### Instructions for the task
Your task is to copy the listing exactly, with the pictures left out.

### Supplied data
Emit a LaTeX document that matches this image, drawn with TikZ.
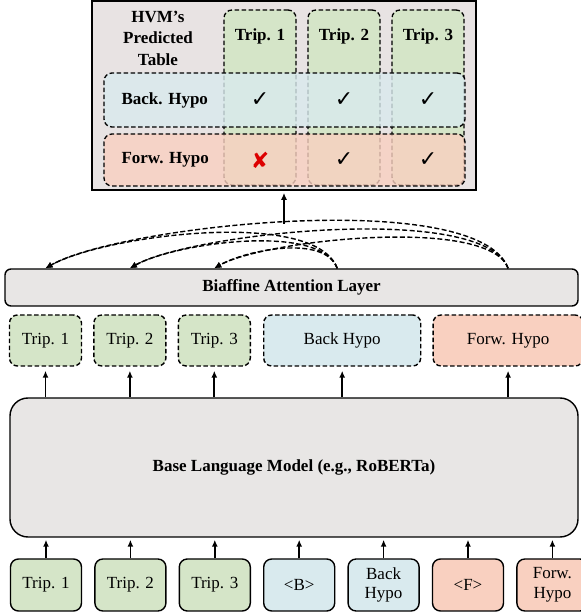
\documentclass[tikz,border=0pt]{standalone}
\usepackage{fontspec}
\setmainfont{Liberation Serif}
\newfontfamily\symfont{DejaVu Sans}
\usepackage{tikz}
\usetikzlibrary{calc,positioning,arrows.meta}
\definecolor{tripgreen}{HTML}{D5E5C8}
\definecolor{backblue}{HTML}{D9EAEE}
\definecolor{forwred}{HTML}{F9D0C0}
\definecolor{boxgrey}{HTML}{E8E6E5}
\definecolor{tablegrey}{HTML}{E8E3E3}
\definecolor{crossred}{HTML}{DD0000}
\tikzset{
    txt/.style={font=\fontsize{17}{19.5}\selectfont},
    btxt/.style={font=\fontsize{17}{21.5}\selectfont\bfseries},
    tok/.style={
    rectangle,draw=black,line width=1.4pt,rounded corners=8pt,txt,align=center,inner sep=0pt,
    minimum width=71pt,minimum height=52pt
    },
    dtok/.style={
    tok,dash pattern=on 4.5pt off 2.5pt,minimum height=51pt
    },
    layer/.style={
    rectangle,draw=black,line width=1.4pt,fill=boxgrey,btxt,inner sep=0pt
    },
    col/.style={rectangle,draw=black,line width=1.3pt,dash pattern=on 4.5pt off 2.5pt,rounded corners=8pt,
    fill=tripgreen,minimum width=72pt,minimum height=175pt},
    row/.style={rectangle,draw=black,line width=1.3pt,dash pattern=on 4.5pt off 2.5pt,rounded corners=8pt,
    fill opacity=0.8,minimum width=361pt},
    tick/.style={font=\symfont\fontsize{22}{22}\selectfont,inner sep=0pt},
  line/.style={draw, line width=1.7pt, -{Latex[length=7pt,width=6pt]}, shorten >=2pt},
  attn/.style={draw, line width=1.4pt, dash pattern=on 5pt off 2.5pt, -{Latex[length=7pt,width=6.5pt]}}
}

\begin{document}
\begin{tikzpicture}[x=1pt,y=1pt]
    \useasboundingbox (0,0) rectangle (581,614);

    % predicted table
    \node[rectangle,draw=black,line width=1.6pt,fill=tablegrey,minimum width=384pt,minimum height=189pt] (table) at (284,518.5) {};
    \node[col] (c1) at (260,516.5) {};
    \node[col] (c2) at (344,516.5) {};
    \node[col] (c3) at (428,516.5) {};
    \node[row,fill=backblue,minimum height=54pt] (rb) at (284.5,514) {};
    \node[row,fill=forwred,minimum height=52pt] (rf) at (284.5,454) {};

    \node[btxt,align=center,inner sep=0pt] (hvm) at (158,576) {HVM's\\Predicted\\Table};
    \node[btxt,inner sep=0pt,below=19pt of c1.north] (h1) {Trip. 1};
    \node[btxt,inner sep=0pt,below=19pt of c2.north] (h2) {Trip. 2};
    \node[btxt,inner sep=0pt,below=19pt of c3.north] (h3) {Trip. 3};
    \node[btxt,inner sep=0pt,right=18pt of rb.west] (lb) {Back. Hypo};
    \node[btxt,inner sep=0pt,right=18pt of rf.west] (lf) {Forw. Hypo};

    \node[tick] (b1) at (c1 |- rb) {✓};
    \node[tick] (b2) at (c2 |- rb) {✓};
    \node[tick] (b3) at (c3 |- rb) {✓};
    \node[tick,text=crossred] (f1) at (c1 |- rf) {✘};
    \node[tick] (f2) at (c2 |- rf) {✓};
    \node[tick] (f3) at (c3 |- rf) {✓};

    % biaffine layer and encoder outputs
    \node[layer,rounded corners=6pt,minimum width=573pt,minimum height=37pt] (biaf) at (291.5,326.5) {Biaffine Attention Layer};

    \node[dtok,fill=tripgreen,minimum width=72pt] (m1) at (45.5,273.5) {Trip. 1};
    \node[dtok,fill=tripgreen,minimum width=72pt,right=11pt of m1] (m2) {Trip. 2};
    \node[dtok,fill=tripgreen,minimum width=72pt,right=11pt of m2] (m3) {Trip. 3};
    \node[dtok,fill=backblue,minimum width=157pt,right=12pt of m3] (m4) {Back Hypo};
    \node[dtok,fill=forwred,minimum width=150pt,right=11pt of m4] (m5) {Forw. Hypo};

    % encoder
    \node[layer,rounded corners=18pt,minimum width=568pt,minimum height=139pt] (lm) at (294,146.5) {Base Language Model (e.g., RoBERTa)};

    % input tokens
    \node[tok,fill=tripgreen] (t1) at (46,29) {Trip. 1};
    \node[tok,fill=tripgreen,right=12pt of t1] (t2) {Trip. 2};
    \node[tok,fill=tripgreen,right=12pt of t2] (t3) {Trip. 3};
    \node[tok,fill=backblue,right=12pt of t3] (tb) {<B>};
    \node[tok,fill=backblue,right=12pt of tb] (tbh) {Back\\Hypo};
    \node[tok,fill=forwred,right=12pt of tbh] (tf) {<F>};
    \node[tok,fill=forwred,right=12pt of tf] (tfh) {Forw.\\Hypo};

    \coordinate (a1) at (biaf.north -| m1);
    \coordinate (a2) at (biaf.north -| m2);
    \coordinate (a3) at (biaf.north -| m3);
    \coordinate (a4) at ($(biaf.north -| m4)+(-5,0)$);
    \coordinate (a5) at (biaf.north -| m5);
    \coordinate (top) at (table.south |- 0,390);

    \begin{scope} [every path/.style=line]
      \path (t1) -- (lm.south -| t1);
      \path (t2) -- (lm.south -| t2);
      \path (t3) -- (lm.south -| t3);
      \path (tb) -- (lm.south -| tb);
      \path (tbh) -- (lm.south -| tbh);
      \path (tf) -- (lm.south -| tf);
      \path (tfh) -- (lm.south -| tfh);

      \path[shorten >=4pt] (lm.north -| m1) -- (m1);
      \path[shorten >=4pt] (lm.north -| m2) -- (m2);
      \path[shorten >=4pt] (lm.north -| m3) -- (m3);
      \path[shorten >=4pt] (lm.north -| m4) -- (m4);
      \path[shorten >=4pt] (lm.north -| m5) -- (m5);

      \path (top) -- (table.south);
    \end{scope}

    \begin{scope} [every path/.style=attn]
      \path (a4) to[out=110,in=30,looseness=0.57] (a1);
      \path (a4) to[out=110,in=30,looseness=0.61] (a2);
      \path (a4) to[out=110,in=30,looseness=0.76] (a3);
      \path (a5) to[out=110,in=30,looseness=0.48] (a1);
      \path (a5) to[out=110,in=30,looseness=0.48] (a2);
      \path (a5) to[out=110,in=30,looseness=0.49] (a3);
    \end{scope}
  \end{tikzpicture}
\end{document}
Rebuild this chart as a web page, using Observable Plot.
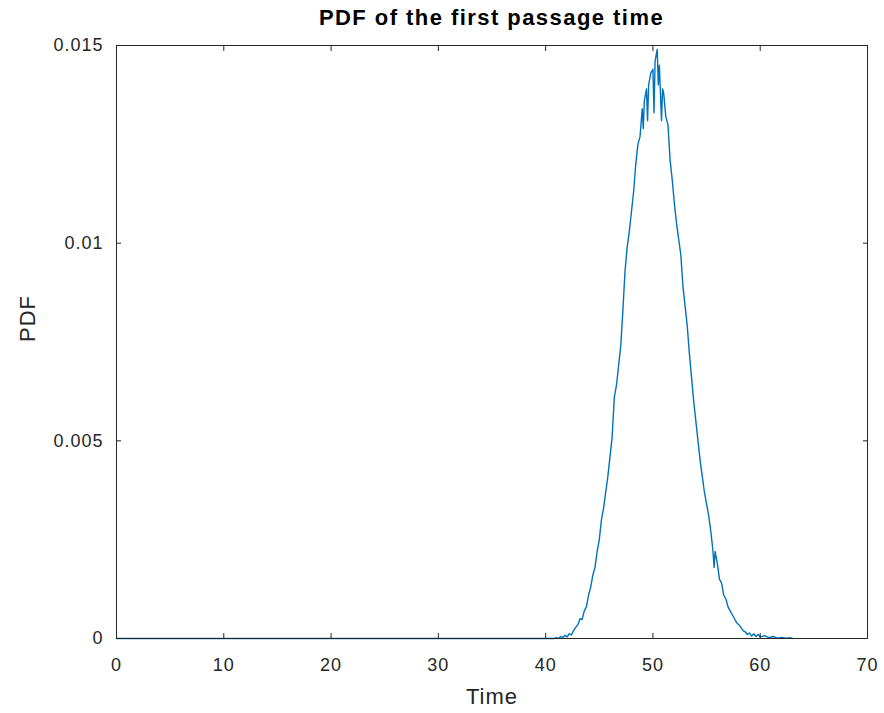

### Answer for this exercise
Emit a LaTeX document that matches this image, drawn with TikZ.
\documentclass[tikz,border=0pt]{standalone}
\usepackage{fontspec}
\setmainfont{Liberation Serif}
\newfontfamily\symfont{DejaVu Sans}
\usepackage{tikz}
\usetikzlibrary{calc,positioning,arrows.meta}
\definecolor{tripgreen}{HTML}{D5E5C8}
\definecolor{backblue}{HTML}{D9EAEE}
\definecolor{forwred}{HTML}{F9D0C0}
\definecolor{boxgrey}{HTML}{E8E6E5}
\definecolor{tablegrey}{HTML}{E8E3E3}
\definecolor{crossred}{HTML}{DD0000}
\tikzset{
    txt/.style={font=\fontsize{17}{19.5}\selectfont},
    btxt/.style={font=\fontsize{17}{21.5}\selectfont\bfseries},
    tok/.style={
    rectangle,draw=black,line width=1.4pt,rounded corners=8pt,txt,align=center,inner sep=0pt,
    minimum width=71pt,minimum height=52pt
    },
    dtok/.style={
    tok,dash pattern=on 4.5pt off 2.5pt,minimum height=51pt
    },
    layer/.style={
    rectangle,draw=black,line width=1.4pt,fill=boxgrey,btxt,inner sep=0pt
    },
    col/.style={rectangle,draw=black,line width=1.3pt,dash pattern=on 4.5pt off 2.5pt,rounded corners=8pt,
    fill=tripgreen,minimum width=72pt,minimum height=175pt},
    row/.style={rectangle,draw=black,line width=1.3pt,dash pattern=on 4.5pt off 2.5pt,rounded corners=8pt,
    fill opacity=0.8,minimum width=361pt},
    tick/.style={font=\symfont\fontsize{22}{22}\selectfont,inner sep=0pt},
  line/.style={draw, line width=1.7pt, -{Latex[length=7pt,width=6pt]}, shorten >=2pt},
  attn/.style={draw, line width=1.4pt, dash pattern=on 5pt off 2.5pt, -{Latex[length=7pt,width=6.5pt]}}
}

\begin{document}
\begin{tikzpicture}[x=1pt,y=1pt]
    \useasboundingbox (0,0) rectangle (581,614);

    % predicted table
    \node[rectangle,draw=black,line width=1.6pt,fill=tablegrey,minimum width=384pt,minimum height=189pt] (table) at (284,518.5) {};
    \node[col] (c1) at (260,516.5) {};
    \node[col] (c2) at (344,516.5) {};
    \node[col] (c3) at (428,516.5) {};
    \node[row,fill=backblue,minimum height=54pt] (rb) at (284.5,514) {};
    \node[row,fill=forwred,minimum height=52pt] (rf) at (284.5,454) {};

    \node[btxt,align=center,inner sep=0pt] (hvm) at (158,576) {HVM's\\Predicted\\Table};
    \node[btxt,inner sep=0pt,below=19pt of c1.north] (h1) {Trip. 1};
    \node[btxt,inner sep=0pt,below=19pt of c2.north] (h2) {Trip. 2};
    \node[btxt,inner sep=0pt,below=19pt of c3.north] (h3) {Trip. 3};
    \node[btxt,inner sep=0pt,right=18pt of rb.west] (lb) {Back. Hypo};
    \node[btxt,inner sep=0pt,right=18pt of rf.west] (lf) {Forw. Hypo};

    \node[tick] (b1) at (c1 |- rb) {✓};
    \node[tick] (b2) at (c2 |- rb) {✓};
    \node[tick] (b3) at (c3 |- rb) {✓};
    \node[tick,text=crossred] (f1) at (c1 |- rf) {✘};
    \node[tick] (f2) at (c2 |- rf) {✓};
    \node[tick] (f3) at (c3 |- rf) {✓};

    % biaffine layer and encoder outputs
    \node[layer,rounded corners=6pt,minimum width=573pt,minimum height=37pt] (biaf) at (291.5,326.5) {Biaffine Attention Layer};

    \node[dtok,fill=tripgreen,minimum width=72pt] (m1) at (45.5,273.5) {Trip. 1};
    \node[dtok,fill=tripgreen,minimum width=72pt,right=11pt of m1] (m2) {Trip. 2};
    \node[dtok,fill=tripgreen,minimum width=72pt,right=11pt of m2] (m3) {Trip. 3};
    \node[dtok,fill=backblue,minimum width=157pt,right=12pt of m3] (m4) {Back Hypo};
    \node[dtok,fill=forwred,minimum width=150pt,right=11pt of m4] (m5) {Forw. Hypo};

    % encoder
    \node[layer,rounded corners=18pt,minimum width=568pt,minimum height=139pt] (lm) at (294,146.5) {Base Language Model (e.g., RoBERTa)};

    % input tokens
    \node[tok,fill=tripgreen] (t1) at (46,29) {Trip. 1};
    \node[tok,fill=tripgreen,right=12pt of t1] (t2) {Trip. 2};
    \node[tok,fill=tripgreen,right=12pt of t2] (t3) {Trip. 3};
    \node[tok,fill=backblue,right=12pt of t3] (tb) {<B>};
    \node[tok,fill=backblue,right=12pt of tb] (tbh) {Back\\Hypo};
    \node[tok,fill=forwred,right=12pt of tbh] (tf) {<F>};
    \node[tok,fill=forwred,right=12pt of tf] (tfh) {Forw.\\Hypo};

    \coordinate (a1) at (biaf.north -| m1);
    \coordinate (a2) at (biaf.north -| m2);
    \coordinate (a3) at (biaf.north -| m3);
    \coordinate (a4) at ($(biaf.north -| m4)+(-5,0)$);
    \coordinate (a5) at (biaf.north -| m5);
    \coordinate (top) at (table.south |- 0,390);

    \begin{scope} [every path/.style=line]
      \path (t1) -- (lm.south -| t1);
      \path (t2) -- (lm.south -| t2);
      \path (t3) -- (lm.south -| t3);
      \path (tb) -- (lm.south -| tb);
      \path (tbh) -- (lm.south -| tbh);
      \path (tf) -- (lm.south -| tf);
      \path (tfh) -- (lm.south -| tfh);

      \path[shorten >=4pt] (lm.north -| m1) -- (m1);
      \path[shorten >=4pt] (lm.north -| m2) -- (m2);
      \path[shorten >=4pt] (lm.north -| m3) -- (m3);
      \path[shorten >=4pt] (lm.north -| m4) -- (m4);
      \path[shorten >=4pt] (lm.north -| m5) -- (m5);

      \path (top) -- (table.south);
    \end{scope}

    \begin{scope} [every path/.style=attn]
      \path (a4) to[out=110,in=30,looseness=0.57] (a1);
      \path (a4) to[out=110,in=30,looseness=0.61] (a2);
      \path (a4) to[out=110,in=30,looseness=0.76] (a3);
      \path (a5) to[out=110,in=30,looseness=0.48] (a1);
      \path (a5) to[out=110,in=30,looseness=0.48] (a2);
      \path (a5) to[out=110,in=30,looseness=0.49] (a3);
    \end{scope}
  \end{tikzpicture}
\end{document}
Rebuild this chart as a web page, using Observable Plot.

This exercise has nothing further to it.